E Deus criou a literatura. Todos os caminhos levam à Bíblia
Os autores, ou melhor, compiladores que deram forma ao livro do Gênesis, há 2.700 anos, não se preocuparam em ocultar as contradições, que tomam um leitor atento desde o princípio. No Gênesis, há dois relatos consecutivos da criação. No primeiro, Elohim vai dando forma, ao longo de uma semana, ao universo. Por fim, no sexto dia, "criou o ser humano à imagem de Elohim: criou macho e fêmea". Logo depois, no segundo capítulo, a divindade passa a chamar-se Yahvé - Elohim. Essa divindade modela o homem com o pó da terra, o leva a um jardim, faz brotar depois as árvores e cria os animais do campo. Logo a seguir, vê o homem muito só, lhe tira uma costela para que apareça a mulher.
Nascimento dos heróis que conviviam com gigantes.
Outra passagem, algumas paginas depois, é desconcertante. Conta como os humanos se multiplicaram e tiveram filhas. "Os filhos de Elohim viram que eram belas e tomaram dentre elas algumas como esposas". Depois disso "os filhos de Elohim se juntaram com as filhas dos humanos e engendraram filhos com elas.

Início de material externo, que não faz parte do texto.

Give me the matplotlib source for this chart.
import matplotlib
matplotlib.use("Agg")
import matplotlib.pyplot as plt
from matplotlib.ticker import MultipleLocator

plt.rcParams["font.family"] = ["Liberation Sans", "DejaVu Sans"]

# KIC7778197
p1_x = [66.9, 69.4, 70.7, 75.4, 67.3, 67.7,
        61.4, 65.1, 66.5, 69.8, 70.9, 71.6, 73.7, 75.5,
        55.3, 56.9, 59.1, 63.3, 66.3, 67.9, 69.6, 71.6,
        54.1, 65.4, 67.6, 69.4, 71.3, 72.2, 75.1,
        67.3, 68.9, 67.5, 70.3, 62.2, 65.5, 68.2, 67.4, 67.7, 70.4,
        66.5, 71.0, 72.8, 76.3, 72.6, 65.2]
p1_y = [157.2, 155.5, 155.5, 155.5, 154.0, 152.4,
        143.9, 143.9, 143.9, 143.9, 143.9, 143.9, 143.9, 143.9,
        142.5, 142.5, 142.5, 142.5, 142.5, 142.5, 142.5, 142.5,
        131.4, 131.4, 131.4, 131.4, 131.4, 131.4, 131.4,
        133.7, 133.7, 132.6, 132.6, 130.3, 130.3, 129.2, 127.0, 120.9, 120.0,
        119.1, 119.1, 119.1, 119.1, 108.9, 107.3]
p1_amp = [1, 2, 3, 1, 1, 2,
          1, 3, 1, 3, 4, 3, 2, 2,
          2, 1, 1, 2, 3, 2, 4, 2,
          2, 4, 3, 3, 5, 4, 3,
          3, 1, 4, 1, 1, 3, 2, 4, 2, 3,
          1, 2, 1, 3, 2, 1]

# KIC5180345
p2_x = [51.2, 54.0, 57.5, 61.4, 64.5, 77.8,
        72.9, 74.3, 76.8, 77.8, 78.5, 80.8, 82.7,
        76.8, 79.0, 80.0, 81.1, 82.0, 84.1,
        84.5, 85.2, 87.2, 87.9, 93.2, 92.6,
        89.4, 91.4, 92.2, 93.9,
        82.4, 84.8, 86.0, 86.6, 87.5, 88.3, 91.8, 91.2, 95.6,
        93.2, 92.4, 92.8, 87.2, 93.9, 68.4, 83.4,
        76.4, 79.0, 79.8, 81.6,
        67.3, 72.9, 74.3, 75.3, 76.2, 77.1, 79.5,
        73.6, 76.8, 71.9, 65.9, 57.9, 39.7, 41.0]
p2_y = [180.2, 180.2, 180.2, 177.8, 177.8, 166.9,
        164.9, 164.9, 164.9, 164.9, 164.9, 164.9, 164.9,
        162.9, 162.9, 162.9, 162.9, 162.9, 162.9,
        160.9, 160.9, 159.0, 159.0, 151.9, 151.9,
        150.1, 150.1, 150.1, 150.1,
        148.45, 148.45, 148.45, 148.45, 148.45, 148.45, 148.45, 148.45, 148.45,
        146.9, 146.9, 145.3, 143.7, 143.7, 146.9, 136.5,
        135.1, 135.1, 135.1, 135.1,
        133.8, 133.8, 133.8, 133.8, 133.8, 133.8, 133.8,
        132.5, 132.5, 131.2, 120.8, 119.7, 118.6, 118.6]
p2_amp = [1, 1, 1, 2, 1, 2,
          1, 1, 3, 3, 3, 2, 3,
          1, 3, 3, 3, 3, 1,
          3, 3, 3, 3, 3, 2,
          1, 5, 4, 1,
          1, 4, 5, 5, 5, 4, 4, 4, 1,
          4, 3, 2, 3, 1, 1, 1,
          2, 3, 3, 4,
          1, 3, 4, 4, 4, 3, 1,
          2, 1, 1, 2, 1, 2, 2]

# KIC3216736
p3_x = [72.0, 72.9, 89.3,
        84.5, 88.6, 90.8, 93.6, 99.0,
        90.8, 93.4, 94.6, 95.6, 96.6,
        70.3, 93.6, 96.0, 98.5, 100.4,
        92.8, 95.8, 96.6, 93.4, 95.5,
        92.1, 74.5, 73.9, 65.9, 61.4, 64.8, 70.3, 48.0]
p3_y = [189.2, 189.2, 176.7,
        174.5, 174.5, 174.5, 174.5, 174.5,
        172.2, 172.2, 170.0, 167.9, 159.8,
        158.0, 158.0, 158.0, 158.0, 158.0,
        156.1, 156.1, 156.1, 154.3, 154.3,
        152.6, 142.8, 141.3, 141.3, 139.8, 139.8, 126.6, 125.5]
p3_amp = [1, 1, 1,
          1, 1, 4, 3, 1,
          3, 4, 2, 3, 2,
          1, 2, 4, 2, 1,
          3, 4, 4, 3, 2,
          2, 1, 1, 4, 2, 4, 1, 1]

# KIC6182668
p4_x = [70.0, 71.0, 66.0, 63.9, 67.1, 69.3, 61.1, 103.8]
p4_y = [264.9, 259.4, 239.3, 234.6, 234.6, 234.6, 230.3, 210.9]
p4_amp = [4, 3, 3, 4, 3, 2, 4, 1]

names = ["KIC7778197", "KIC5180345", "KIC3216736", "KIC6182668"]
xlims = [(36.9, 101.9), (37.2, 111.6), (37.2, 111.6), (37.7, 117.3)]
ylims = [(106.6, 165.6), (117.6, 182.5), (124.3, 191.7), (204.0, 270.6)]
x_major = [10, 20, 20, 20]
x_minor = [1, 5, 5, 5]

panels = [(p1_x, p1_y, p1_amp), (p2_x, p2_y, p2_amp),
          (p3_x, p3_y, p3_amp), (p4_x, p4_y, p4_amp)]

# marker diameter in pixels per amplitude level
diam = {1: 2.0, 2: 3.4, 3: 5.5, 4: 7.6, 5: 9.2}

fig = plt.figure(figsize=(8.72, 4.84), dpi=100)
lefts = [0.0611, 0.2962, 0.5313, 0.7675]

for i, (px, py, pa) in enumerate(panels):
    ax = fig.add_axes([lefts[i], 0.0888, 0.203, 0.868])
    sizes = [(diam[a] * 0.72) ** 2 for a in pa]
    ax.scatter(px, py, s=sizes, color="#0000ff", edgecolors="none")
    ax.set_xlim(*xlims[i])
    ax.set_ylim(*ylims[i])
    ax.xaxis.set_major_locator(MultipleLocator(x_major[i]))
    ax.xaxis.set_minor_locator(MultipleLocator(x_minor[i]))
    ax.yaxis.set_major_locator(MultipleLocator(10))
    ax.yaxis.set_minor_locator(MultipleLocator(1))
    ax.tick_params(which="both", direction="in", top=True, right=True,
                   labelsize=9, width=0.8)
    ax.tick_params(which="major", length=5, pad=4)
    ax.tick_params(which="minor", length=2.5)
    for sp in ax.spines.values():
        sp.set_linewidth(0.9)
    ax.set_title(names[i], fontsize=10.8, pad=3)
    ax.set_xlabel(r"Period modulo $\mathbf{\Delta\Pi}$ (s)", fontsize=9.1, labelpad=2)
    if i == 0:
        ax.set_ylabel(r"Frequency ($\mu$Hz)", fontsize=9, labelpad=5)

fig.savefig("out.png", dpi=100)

Estes filhos são os heróis". Heróis que conviveram com gigantes, explicam logo a seguir. Sim, o Gênesis pode ser lido como uma grande obra literária, do mesmo modo que a Odisseia de Homero ou a Epopeia de Gilgamesh.
A arca construída por um homem de 600 anos de idade.
Quando Noé embarca em sua arca, Elohim lhe diz para levar um casal de cada espécie, mas Yahvé retifica a ordem, diz que dentre as espécies puras e as aves não deve ser apenas um casal e sim sete casais. O mesmo Yahvé, diz em outro momento, que a vida dos humanos não pode ultrapassar 120 anos - isso tem base científica - mas os personagens do Gênesis seguem vivendo, e tendo filhos, muito mais tempo: Noé tem 600 anos quando constrói a arca famosa. É uma tentação abordar essas contradições com animo jocoso, mas não faria justiça a um texto que surpreende e fascina.
Distintos nomes de uma só divindade?
Divindade ou divindades? Yahvé é um deus humanizado e próximo dos humanos, que caminha entre nós, que nos chama se não o vemos, que fecha a porta da arca de Noé com suas mãos, que se arrepende de suas decisões e é capaz de mostrar-se colérico. Elohim é um deus mais misterioso e distante, que se manifesta em sonhos ou em uma voz interior. A exceção desse deus distanciado é quando luta fisicamente com Jacó até o amanhecer e não consegue vencê-lo. Além de Yahvé e Elohim, o Gênesis emprega as denominações El-Eliyón (o Altíssimo) ou El-Sadday, de origem menos clara, provavelmente se refere ao deus da tormenta ou da montanha. O Gênesis tenta unificar distintas visões de um mesmo deus?
A disputa em torno de Abraão.
Há muitos estudiosos que entendem que Yahvé e Elohim não eram a mesma divindade. O marco dessa diferença seria a ordem para Abraão matar seu próprio filho. É Elohim quem ordena a Abraão que lhe ofereça seu filho Isaac em sacrifício. Provavelmente a Yahvé, essa ordem pareça uma barbaridade pois manda um anjo deter Abraão quando já está com a faca na mão. Há outro momento de distinção: Yahvé é quem fecha a porta da arca de Noé, mas é Elohim quem detém a chuva. So depois da encrenca com Jacó, que Yahvé e Elohim desaparecem e a humanidade pode seguir adiante com um único Deus.
Dar um sentido místico, espiritual.
Alguns especialistas sustentam que as pessoas que reuniram antigos textos de Israel e da Judéia no Gênesis, em torno de 700 a.C., não pretendiam de nenhuma maneira que fossem entendidos literalmente, e sim dar um sentido - místico, transcendente, espiritual - ao povo judeu. A ideia era unir as várias tribos que habitavam Canaã, cada uma com seu deus protetor.